Your task >>
Take the listing from its first line through the line that contains "const values2004 = [27.7, 24.85, 27.1, 30.3, 31.7, 31.2];" and please retype those lines exactly, leaving out the pictures.

──────── Dataset extract ────────

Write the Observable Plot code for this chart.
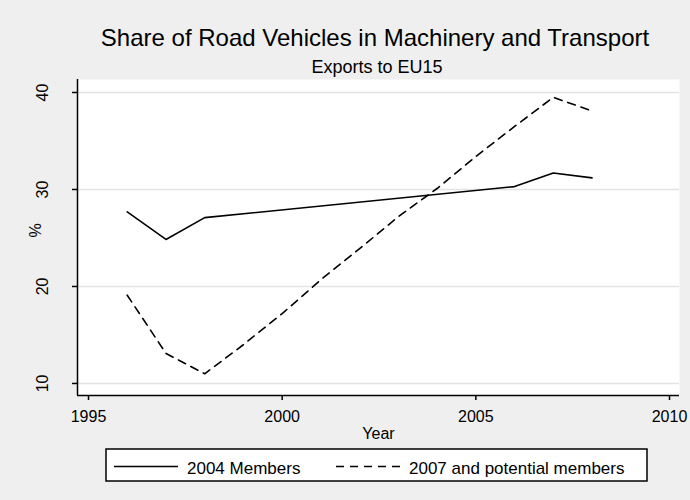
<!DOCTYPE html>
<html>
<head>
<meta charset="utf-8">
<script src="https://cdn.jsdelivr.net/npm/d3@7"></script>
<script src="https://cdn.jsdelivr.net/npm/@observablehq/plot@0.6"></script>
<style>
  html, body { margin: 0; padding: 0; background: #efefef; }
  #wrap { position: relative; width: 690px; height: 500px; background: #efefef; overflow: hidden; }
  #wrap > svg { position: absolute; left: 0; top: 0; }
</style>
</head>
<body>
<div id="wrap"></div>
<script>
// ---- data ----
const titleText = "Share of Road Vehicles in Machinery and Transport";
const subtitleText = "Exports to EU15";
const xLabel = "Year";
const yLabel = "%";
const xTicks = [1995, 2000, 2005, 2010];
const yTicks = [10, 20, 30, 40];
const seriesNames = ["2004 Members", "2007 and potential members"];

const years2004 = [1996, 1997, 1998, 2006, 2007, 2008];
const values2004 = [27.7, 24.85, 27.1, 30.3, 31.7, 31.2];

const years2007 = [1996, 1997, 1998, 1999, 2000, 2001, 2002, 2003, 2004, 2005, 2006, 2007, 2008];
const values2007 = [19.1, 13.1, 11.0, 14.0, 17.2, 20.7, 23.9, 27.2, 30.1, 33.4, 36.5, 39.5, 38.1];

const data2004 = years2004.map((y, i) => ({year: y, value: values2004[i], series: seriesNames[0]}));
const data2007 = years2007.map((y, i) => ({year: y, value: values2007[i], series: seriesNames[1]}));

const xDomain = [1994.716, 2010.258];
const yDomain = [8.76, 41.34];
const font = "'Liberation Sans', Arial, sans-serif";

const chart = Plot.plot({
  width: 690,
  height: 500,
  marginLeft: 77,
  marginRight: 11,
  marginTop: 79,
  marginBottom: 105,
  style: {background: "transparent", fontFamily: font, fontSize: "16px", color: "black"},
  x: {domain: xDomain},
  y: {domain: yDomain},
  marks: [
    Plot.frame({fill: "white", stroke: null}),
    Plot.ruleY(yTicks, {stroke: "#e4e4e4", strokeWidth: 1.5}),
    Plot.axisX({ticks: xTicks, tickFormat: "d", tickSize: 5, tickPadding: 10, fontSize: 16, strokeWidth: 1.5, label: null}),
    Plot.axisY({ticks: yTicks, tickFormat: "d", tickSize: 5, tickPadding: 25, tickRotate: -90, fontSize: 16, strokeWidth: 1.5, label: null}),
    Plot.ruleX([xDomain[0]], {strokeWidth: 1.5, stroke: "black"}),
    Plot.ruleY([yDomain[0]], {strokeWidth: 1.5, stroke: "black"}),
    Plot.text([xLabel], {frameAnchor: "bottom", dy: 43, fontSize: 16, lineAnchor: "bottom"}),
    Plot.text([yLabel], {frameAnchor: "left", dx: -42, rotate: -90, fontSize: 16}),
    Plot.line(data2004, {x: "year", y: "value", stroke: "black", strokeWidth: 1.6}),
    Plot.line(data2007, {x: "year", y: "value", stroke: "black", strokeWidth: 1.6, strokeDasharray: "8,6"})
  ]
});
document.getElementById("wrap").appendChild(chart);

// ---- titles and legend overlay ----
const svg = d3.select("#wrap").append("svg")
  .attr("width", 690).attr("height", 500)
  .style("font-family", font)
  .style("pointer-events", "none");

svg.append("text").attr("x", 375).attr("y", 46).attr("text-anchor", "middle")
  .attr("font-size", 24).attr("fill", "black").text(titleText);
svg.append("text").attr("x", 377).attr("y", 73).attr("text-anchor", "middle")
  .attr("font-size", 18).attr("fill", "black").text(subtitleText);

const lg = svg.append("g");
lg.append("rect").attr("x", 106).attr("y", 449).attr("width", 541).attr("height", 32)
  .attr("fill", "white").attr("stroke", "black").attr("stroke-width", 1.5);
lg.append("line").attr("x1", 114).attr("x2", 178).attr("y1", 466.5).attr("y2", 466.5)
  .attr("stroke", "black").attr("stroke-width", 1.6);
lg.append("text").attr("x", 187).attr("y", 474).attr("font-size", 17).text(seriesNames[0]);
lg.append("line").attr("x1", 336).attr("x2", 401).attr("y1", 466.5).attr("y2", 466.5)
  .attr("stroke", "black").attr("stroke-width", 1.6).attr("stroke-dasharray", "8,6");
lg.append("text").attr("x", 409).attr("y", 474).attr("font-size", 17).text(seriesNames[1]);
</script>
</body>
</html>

────────

Response to the exercise >>
Write the Observable Plot code for this chart.
<!DOCTYPE html>
<html>
<head>
<meta charset="utf-8">
<script src="https://cdn.jsdelivr.net/npm/d3@7"></script>
<script src="https://cdn.jsdelivr.net/npm/@observablehq/plot@0.6"></script>
<style>
  html, body { margin: 0; padding: 0; background: #efefef; }
  #wrap { position: relative; width: 690px; height: 500px; background: #efefef; overflow: hidden; }
  #wrap > svg { position: absolute; left: 0; top: 0; }
</style>
</head>
<body>
<div id="wrap"></div>
<script>
// ---- data ----
const titleText = "Share of Road Vehicles in Machinery and Transport";
const subtitleText = "Exports to EU15";
const xLabel = "Year";
const yLabel = "%";
const xTicks = [1995, 2000, 2005, 2010];
const yTicks = [10, 20, 30, 40];
const seriesNames = ["2004 Members", "2007 and potential members"];

const years2004 = [1996, 1997, 1998, 2006, 2007, 2008];
const values2004 = [27.7, 24.85, 27.1, 30.3, 31.7, 31.2];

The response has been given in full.